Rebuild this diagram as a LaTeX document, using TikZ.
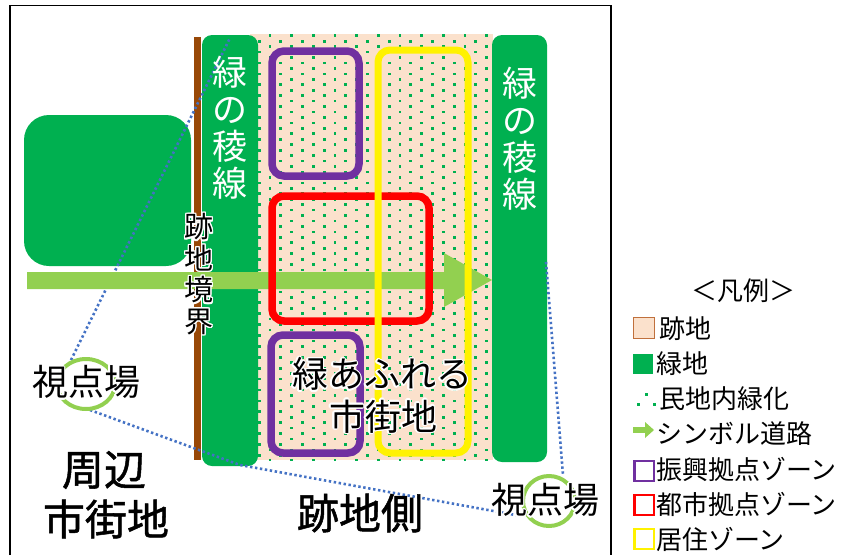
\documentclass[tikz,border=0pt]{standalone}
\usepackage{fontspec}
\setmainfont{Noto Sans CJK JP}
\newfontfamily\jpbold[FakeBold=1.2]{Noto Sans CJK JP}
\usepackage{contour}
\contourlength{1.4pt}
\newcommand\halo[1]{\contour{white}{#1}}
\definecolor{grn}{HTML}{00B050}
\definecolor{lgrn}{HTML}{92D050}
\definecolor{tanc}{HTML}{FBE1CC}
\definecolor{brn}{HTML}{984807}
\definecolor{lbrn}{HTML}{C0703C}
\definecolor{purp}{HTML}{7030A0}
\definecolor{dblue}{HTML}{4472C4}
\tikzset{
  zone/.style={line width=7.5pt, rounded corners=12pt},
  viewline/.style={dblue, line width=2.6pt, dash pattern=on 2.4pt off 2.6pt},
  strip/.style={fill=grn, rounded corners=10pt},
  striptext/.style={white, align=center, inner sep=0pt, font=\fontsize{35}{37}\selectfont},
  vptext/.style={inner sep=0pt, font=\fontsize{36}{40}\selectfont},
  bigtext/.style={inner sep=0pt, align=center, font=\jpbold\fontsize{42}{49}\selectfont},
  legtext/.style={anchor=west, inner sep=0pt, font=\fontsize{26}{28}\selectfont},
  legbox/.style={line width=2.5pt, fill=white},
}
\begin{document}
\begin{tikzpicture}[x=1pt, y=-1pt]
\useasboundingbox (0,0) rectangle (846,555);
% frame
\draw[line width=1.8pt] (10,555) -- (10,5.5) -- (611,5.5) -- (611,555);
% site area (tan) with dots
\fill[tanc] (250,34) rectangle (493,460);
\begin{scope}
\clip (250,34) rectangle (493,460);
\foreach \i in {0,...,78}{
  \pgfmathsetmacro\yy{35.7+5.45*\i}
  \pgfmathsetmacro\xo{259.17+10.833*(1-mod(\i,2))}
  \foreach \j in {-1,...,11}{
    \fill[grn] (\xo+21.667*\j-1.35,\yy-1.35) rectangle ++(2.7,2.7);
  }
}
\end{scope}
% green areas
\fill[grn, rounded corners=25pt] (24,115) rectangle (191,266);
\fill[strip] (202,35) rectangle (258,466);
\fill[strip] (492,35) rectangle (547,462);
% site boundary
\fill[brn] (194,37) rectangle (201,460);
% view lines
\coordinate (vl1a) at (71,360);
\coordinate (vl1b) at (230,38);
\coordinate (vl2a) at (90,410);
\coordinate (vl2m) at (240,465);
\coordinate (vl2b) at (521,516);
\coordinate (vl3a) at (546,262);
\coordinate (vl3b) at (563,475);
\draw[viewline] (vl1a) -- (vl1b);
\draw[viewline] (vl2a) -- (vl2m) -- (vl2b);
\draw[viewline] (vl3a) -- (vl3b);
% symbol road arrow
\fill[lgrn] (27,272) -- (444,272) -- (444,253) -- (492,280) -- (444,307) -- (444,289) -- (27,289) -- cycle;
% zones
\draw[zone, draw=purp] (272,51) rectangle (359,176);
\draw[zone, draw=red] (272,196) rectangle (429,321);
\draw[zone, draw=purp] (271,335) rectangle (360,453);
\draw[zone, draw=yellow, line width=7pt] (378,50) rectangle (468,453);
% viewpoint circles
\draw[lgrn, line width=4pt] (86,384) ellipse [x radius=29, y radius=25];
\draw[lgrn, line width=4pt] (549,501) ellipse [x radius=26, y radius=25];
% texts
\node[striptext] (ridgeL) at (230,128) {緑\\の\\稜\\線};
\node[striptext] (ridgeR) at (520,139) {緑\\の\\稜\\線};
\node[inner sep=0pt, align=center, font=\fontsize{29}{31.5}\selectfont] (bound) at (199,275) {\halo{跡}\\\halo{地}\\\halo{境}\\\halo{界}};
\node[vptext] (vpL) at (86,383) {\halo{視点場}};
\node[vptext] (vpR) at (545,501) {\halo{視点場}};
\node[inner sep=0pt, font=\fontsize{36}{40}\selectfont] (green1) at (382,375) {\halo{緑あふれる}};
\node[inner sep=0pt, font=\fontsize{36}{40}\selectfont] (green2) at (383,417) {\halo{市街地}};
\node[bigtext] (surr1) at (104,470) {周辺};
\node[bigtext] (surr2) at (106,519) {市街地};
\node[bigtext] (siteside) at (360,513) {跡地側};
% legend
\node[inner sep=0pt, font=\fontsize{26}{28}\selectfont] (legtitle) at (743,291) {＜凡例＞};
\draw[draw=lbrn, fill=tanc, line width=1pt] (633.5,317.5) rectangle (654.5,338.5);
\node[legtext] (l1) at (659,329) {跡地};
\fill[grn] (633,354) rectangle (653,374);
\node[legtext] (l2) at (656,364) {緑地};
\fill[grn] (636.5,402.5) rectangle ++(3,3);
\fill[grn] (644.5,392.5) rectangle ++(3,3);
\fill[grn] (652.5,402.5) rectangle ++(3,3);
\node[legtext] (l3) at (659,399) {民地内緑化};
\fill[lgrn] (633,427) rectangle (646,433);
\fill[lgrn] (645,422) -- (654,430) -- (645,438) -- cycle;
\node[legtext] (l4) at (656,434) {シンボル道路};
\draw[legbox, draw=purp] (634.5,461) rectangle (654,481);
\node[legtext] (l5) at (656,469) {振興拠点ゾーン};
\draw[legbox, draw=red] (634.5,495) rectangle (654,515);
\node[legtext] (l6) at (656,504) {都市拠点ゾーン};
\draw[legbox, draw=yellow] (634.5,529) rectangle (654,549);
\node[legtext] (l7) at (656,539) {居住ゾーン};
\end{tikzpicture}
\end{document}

※ ※ ※

> Exercise requirements: Transcribe the material exactly, keeping every word and none of the pictures.

> Result below:
Rebuild this diagram as a LaTeX document, using TikZ.
\documentclass[tikz,border=0pt]{standalone}
\usepackage{fontspec}
\setmainfont{Noto Sans CJK JP}
\newfontfamily\jpbold[FakeBold=1.2]{Noto Sans CJK JP}
\usepackage{contour}
\contourlength{1.4pt}
\newcommand\halo[1]{\contour{white}{#1}}
\definecolor{grn}{HTML}{00B050}
\definecolor{lgrn}{HTML}{92D050}
\definecolor{tanc}{HTML}{FBE1CC}
\definecolor{brn}{HTML}{984807}
\definecolor{lbrn}{HTML}{C0703C}
\definecolor{purp}{HTML}{7030A0}
\definecolor{dblue}{HTML}{4472C4}
\tikzset{
  zone/.style={line width=7.5pt, rounded corners=12pt},
  viewline/.style={dblue, line width=2.6pt, dash pattern=on 2.4pt off 2.6pt},
  strip/.style={fill=grn, rounded corners=10pt},
  striptext/.style={white, align=center, inner sep=0pt, font=\fontsize{35}{37}\selectfont},
  vptext/.style={inner sep=0pt, font=\fontsize{36}{40}\selectfont},
  bigtext/.style={inner sep=0pt, align=center, font=\jpbold\fontsize{42}{49}\selectfont},
  legtext/.style={anchor=west, inner sep=0pt, font=\fontsize{26}{28}\selectfont},
  legbox/.style={line width=2.5pt, fill=white},
}
\begin{document}
\begin{tikzpicture}[x=1pt, y=-1pt]
\useasboundingbox (0,0) rectangle (846,555);
% frame
\draw[line width=1.8pt] (10,555) -- (10,5.5) -- (611,5.5) -- (611,555);
% site area (tan) with dots
\fill[tanc] (250,34) rectangle (493,460);
\begin{scope}
\clip (250,34) rectangle (493,460);
\foreach \i in {0,...,78}{
  \pgfmathsetmacro\yy{35.7+5.45*\i}
  \pgfmathsetmacro\xo{259.17+10.833*(1-mod(\i,2))}
  \foreach \j in {-1,...,11}{
    \fill[grn] (\xo+21.667*\j-1.35,\yy-1.35) rectangle ++(2.7,2.7);
  }
}
\end{scope}
% green areas
\fill[grn, rounded corners=25pt] (24,115) rectangle (191,266);
\fill[strip] (202,35) rectangle (258,466);
\fill[strip] (492,35) rectangle (547,462);
% site boundary
\fill[brn] (194,37) rectangle (201,460);
% view lines
\coordinate (vl1a) at (71,360);
\coordinate (vl1b) at (230,38);
\coordinate (vl2a) at (90,410);
\coordinate (vl2m) at (240,465);
\coordinate (vl2b) at (521,516);
\coordinate (vl3a) at (546,262);
\coordinate (vl3b) at (563,475);
\draw[viewline] (vl1a) -- (vl1b);
\draw[viewline] (vl2a) -- (vl2m) -- (vl2b);
\draw[viewline] (vl3a) -- (vl3b);
% symbol road arrow
\fill[lgrn] (27,272) -- (444,272) -- (444,253) -- (492,280) -- (444,307) -- (444,289) -- (27,289) -- cycle;
% zones
\draw[zone, draw=purp] (272,51) rectangle (359,176);
\draw[zone, draw=red] (272,196) rectangle (429,321);
\draw[zone, draw=purp] (271,335) rectangle (360,453);
\draw[zone, draw=yellow, line width=7pt] (378,50) rectangle (468,453);
% viewpoint circles
\draw[lgrn, line width=4pt] (86,384) ellipse [x radius=29, y radius=25];
\draw[lgrn, line width=4pt] (549,501) ellipse [x radius=26, y radius=25];
% texts
\node[striptext] (ridgeL) at (230,128) {緑\\の\\稜\\線};
\node[striptext] (ridgeR) at (520,139) {緑\\の\\稜\\線};
\node[inner sep=0pt, align=center, font=\fontsize{29}{31.5}\selectfont] (bound) at (199,275) {\halo{跡}\\\halo{地}\\\halo{境}\\\halo{界}};
\node[vptext] (vpL) at (86,383) {\halo{視点場}};
\node[vptext] (vpR) at (545,501) {\halo{視点場}};
\node[inner sep=0pt, font=\fontsize{36}{40}\selectfont] (green1) at (382,375) {\halo{緑あふれる}};
\node[inner sep=0pt, font=\fontsize{36}{40}\selectfont] (green2) at (383,417) {\halo{市街地}};
\node[bigtext] (surr1) at (104,470) {周辺};
\node[bigtext] (surr2) at (106,519) {市街地};
\node[bigtext] (siteside) at (360,513) {跡地側};
% legend
\node[inner sep=0pt, font=\fontsize{26}{28}\selectfont] (legtitle) at (743,291) {＜凡例＞};
\draw[draw=lbrn, fill=tanc, line width=1pt] (633.5,317.5) rectangle (654.5,338.5);
\node[legtext] (l1) at (659,329) {跡地};
\fill[grn] (633,354) rectangle (653,374);
\node[legtext] (l2) at (656,364) {緑地};
\fill[grn] (636.5,402.5) rectangle ++(3,3);
\fill[grn] (644.5,392.5) rectangle ++(3,3);
\fill[grn] (652.5,402.5) rectangle ++(3,3);
\node[legtext] (l3) at (659,399) {民地内緑化};
\fill[lgrn] (633,427) rectangle (646,433);
\fill[lgrn] (645,422) -- (654,430) -- (645,438) -- cycle;
\node[legtext] (l4) at (656,434) {シンボル道路};
\draw[legbox, draw=purp] (634.5,461) rectangle (654,481);
\node[legtext] (l5) at (656,469) {振興拠点ゾーン};
\draw[legbox, draw=red] (634.5,495) rectangle (654,515);
\node[legtext] (l6) at (656,504) {都市拠点ゾーン};
\draw[legbox, draw=yellow] (634.5,529) rectangle (654,549);
\node[legtext] (l7) at (656,539) {居住ゾーン};
\end{tikzpicture}
\end{document}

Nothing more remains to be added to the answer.